Dépouillement – Léon Degrelle
Le bonheur « parce qu’on ne sait pas » n’est pas flatteur.
C’est une espèce de bonheur étroitement végétatif.
L’intelligence n’y est pour rien, ni non plus le cœur.
Le vrai bonheur, le bonheur digne de l’homme, celui qui élève, c’est le bonheur assuré par l’esprit, c’est celui qui est né du dépouillement de l’âme, du renoncement de l’âme, en pleine conscience des plaisirs humains, offerts ou refusés par les circonstances.
Est heureux celui qui n’est pas l’esclave des circonstances, celui qui sait aussi bien jouir du plaisir extérieur que s’en passer.

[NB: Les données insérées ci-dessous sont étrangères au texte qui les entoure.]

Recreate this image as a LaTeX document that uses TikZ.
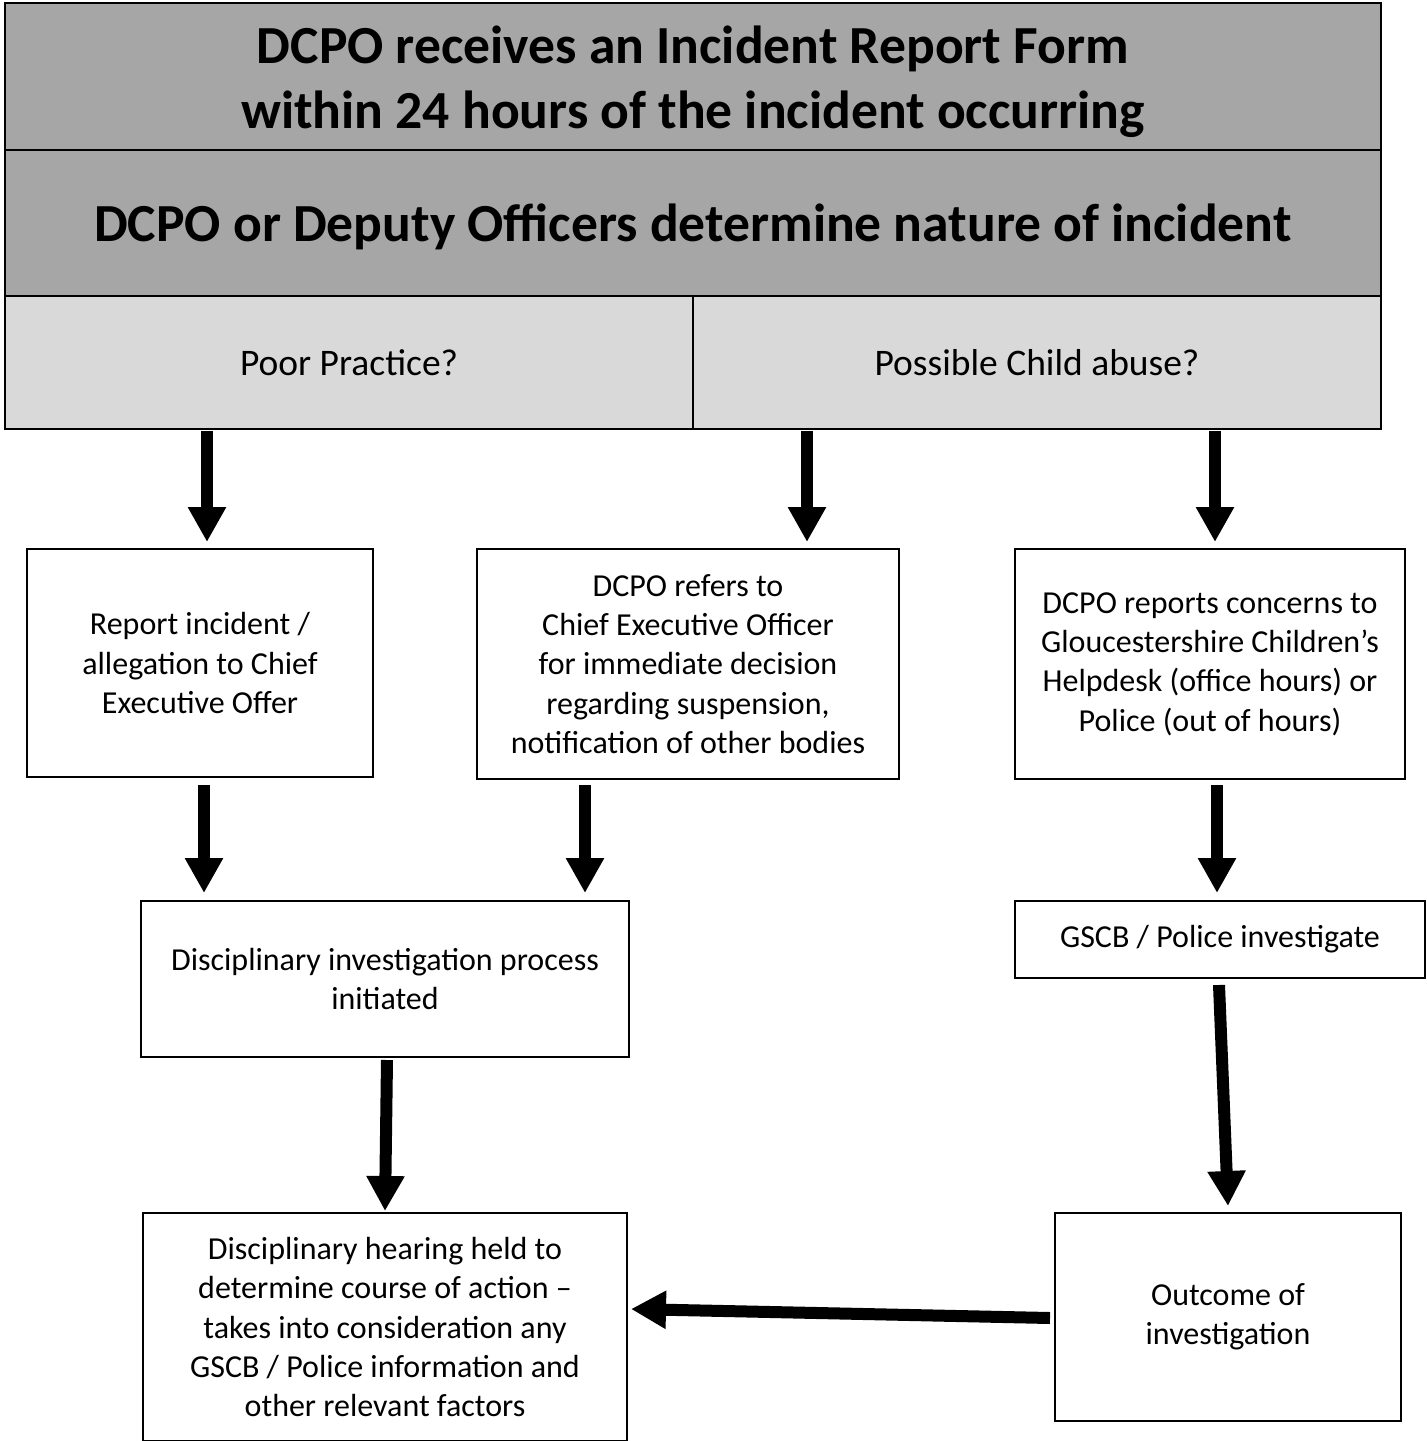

Tant qu’on souffre d’une privation de cet ordre-là, tant qu’on souffre en comparant son sort matériel à celui des autres, on n’est ni heureux ni libre.
Rester d’une humeur égale, même avec une sorte de dégagement de l’âme quand l’univers extérieur ne forme plus qu’un vide immense, vivre intensément dans cette « absence matérielle », se sentir alors sans regret, maître de ses désirs, les avoir pliés à la domination plénière de l’esprit marque la victoire de l’homme, la vraie, la seule, à côté de laquelle les conquêtes où tout le monde à l’avance capitule et est prêt à déchoir ne sont que des caricatures de puissance.
Toute comparaison paraît alors risible, à côté de la libération apportée par la maîtrise de l’esprit sur les biens, les besoins et les esclavages.
Nous nous sentons l’âme dégagée des vieilles chaînes rouillées qui nous rivaient à de médiocres conformismes.
Nous serrons dans nos mains le Destin, le Destin clairement découvert dans sa nudité libératrice.
Le bonheur peut naître partout. Il n’est pas au dehors, il est au-dedans de chacun de nous, avec les plus complètes possibilités.